27. Wandertag

Auf dem Weg von Pimbo nach Uzan. Eben das erste Mal das Pyrenäen-Gebirge gesehen. Hatt ich gar nicht im Kopf, dass das jetzt langsam kommen müsste. Ich ging um die Ecke und voilà. Die Grate, zackige Umrisse, ein – aus der Ferne – kleiner Hügel, der einsam für sich steht. Dahinter das Land Mordor und der Schicksalsberg... Aber jedenfalls ein erhabenes Gefühl. 600 km hab ich zumindest schon abgelaufen. Eher 650 km. Diese schönen Umrisse, noch unscheinbar am Horizont und weit entfernt. Aber ein mächtiges, gewaltiges Gebirge, das man respektieren sollte. Da marschiert man nicht einfach so drüber oder entlang. Was für 'ne geile Wanderung! Ich liebe diese Stunden morgens, wo die Sonne noch scharf von links scheint. Das Zwitschern der Vögel. Da ist wieder dieser Urzustand im Jetzt. Sämtliche Erwartungen sind abgeschleift und man lebt einfach in den Tag hinein. Ein Rhytmus im Kleinen. Sicherlich mit Entbehrungen, aber es ist auch ein einfaches Leben. Ich freu mich schon, immer weiter an das Gebirge heranzukommen. Und dann muss man einfach sehen, welchen Weg man nimmt. Hängt auch viel vom Wetter ab. Aber beim GR10 hab ich wenigstens Kartenmaterial, Höhenmeter, Infrastruktur und Telefonnummern. Aber da muss man auch zwei Klöpse von Bergen besteigen. Ansonsten gestern gut gegessen, dazu zwei Armagnac und ein alter französischer Gevatter mit Hut und Halstuch hat uns die Geschichte seines Dorfes, Pimbo, zum Essen begleitend erzählt. Das war schon richtig gut. Ich liebe ja alte Geschichten, auch wenn sie nur auf französisch sind. Das war so richtig angenehm. Ansonsten hab ich zwischendurch allerhand Kattun zu verzeichnen. Bei jeder Bö hageln die Eicheln über unseren Köpfen herab. Ich geh unter den Eichen durch und es trifft mich oder trifft mich nicht. Reinste Wahrscheinlichkeitsrechnung.

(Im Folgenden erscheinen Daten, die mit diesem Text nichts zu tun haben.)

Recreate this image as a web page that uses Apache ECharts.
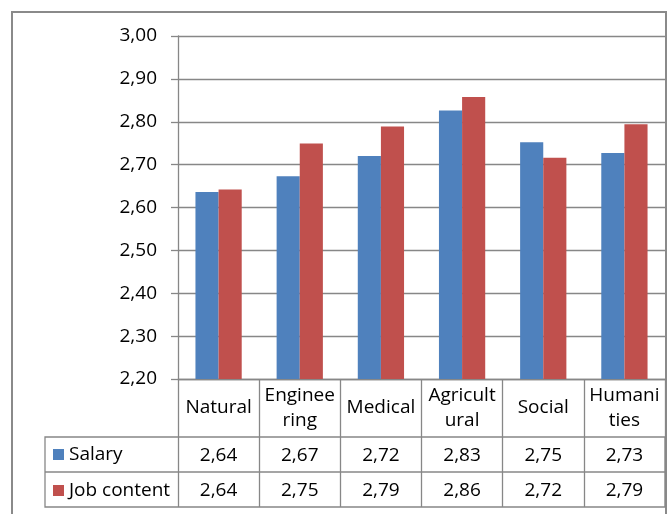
<!DOCTYPE html>
<html>
<head>
<meta charset="utf-8">
<script src="https://cdn.jsdelivr.net/npm/echarts@6/dist/echarts.min.js"></script>
<style>
    html, body { margin: 0; padding: 0; background: #fff; }
    #main { width: 668px; height: 514px; }
</style>
</head>
<body>
<div id="main"></div>
<script>
// data
var categories = ['Natural', 'Enginee\nring', 'Medical', 'Agricult\nural', 'Social', 'Humani\nties'];
var seriesNames = ['Salary', 'Job content'];
var salary = [2.636, 2.673, 2.720, 2.826, 2.752, 2.727];
var jobContent = [2.642, 2.749, 2.789, 2.858, 2.716, 2.794];
var yMin = 2.2, yMax = 3.0, yStep = 0.1;

var font = '"Open Sans", sans-serif';
var gridColor = '#878787';

function fmt(v) {
    return v.toFixed(2).replace('.', ',');
}

// layout of the plot and the data table under it
var plotLeft = 178, plotRight = 665, plotTop = 36, plotBottom = 379;
var tableLeft = 45, row1 = 437, row2 = 472, row3 = 507;

var myChart = echarts.init(document.getElementById('main'));
myChart.setOption({
    animation: false,
    color: ['#4F81BD', '#C0504D'],
    textStyle: { fontFamily: font },
    grid: {
        left: plotLeft,
        right: 668 - plotRight,
        top: plotTop,
        bottom: 514 - plotBottom
    },
    legend: {
        orient: 'vertical',
        left: 53,
        top: 445,
        padding: 0,
        icon: 'rect',
        itemWidth: 11,
        itemHeight: 11,
        itemGap: 17,
        data: seriesNames,
        textStyle: { fontSize: 19, color: '#000', fontFamily: font, lineHeight: 19 }
    },
    xAxis: [
        {
            type: 'category',
            data: categories,
            position: 'bottom',
            axisLine: { lineStyle: { color: gridColor, width: 1.3 } },
            axisTick: { show: true, interval: 0, length: row3 - plotBottom, lineStyle: { color: gridColor, width: 1.3 } },
            axisLabel: {
                interval: 0,
                margin: 29,
                verticalAlign: 'middle',
                lineHeight: 25,
                fontSize: 19,
                color: '#000',
                fontFamily: font
            }
        },
        {
            type: 'category',
            data: categories,
            position: 'bottom',
            offset: 0,
            axisLine: { show: false },
            axisTick: { show: false },
            axisLabel: {
                interval: 0,
                margin: (row1 + row2) / 2 - plotBottom + 1,
                verticalAlign: 'middle',
                fontSize: 19,
                color: '#000',
                fontFamily: font,
                formatter: function (v, i) { return fmt(salary[i]); }
            }
        },
        {
            type: 'category',
            data: categories,
            position: 'bottom',
            offset: 0,
            axisLine: { show: false },
            axisTick: { show: false },
            axisLabel: {
                interval: 0,
                margin: (row2 + row3) / 2 - plotBottom + 1,
                verticalAlign: 'middle',
                fontSize: 19,
                color: '#000',
                fontFamily: font,
                formatter: function (v, i) { return fmt(jobContent[i]); }
            }
        }
    ],
    yAxis: {
        type: 'value',
        min: yMin,
        max: yMax,
        interval: yStep,
        axisLine: { show: true, lineStyle: { color: gridColor, width: 1.3 } },
        axisTick: { show: true, length: 7, lineStyle: { color: gridColor, width: 1.3 } },
        splitLine: { lineStyle: { color: gridColor, width: 1.3 } },
        axisLabel: {
            margin: 21,
            fontSize: 19,
            color: '#000',
            fontFamily: font,
            formatter: function (v) { return fmt(v); }
        }
    },
    series: [
        {
            name: seriesNames[0],
            type: 'bar',
            data: salary,
            barGap: '0%',
            barCategoryGap: '43%'
        },
        {
            name: seriesNames[1],
            type: 'bar',
            data: jobContent,
            barGap: '0%',
            barCategoryGap: '43%'
        }
    ],
    graphic: [
        {
            type: 'rect',
            shape: { x: 12, y: 12, width: 654, height: 530 },
            style: { fill: 'none', stroke: '#8a8a8a', lineWidth: 2 },
            silent: true
        },
        {
            type: 'rect',
            shape: { x: tableLeft, y: row1, width: plotRight - tableLeft, height: row3 - row1 },
            style: { fill: 'none', stroke: gridColor, lineWidth: 1.3 },
            silent: true
        },
        {
            type: 'line',
            shape: { x1: tableLeft, y1: row2, x2: plotRight, y2: row2 },
            style: { stroke: gridColor, lineWidth: 1.3 },
            silent: true
        }
    ]
});
</script>
</body>
</html>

Wenn das allerdings Granatbeschuss gewesen wäre, oder sagen wir, umherirrende Schrapnellteile, dann wäre das eine direkt mittig in meinen Schädel eingeschlagen und das andere hätte Elle und Speiche des rechten Unterarms durchschossen. Wahrscheinlichkeit und Gleichgültigkeit, da kein Entkommen. Was muss das für ein Gefühl in den Schützengräben gewesen sein? Befehl von oben, Befolgung und Tod da unten. Das Soldatentum im Krieg muss etwas völlig Abgeschnittenes von und Unvereinbares mit dem Leben der restlichen Bevölkerung haben.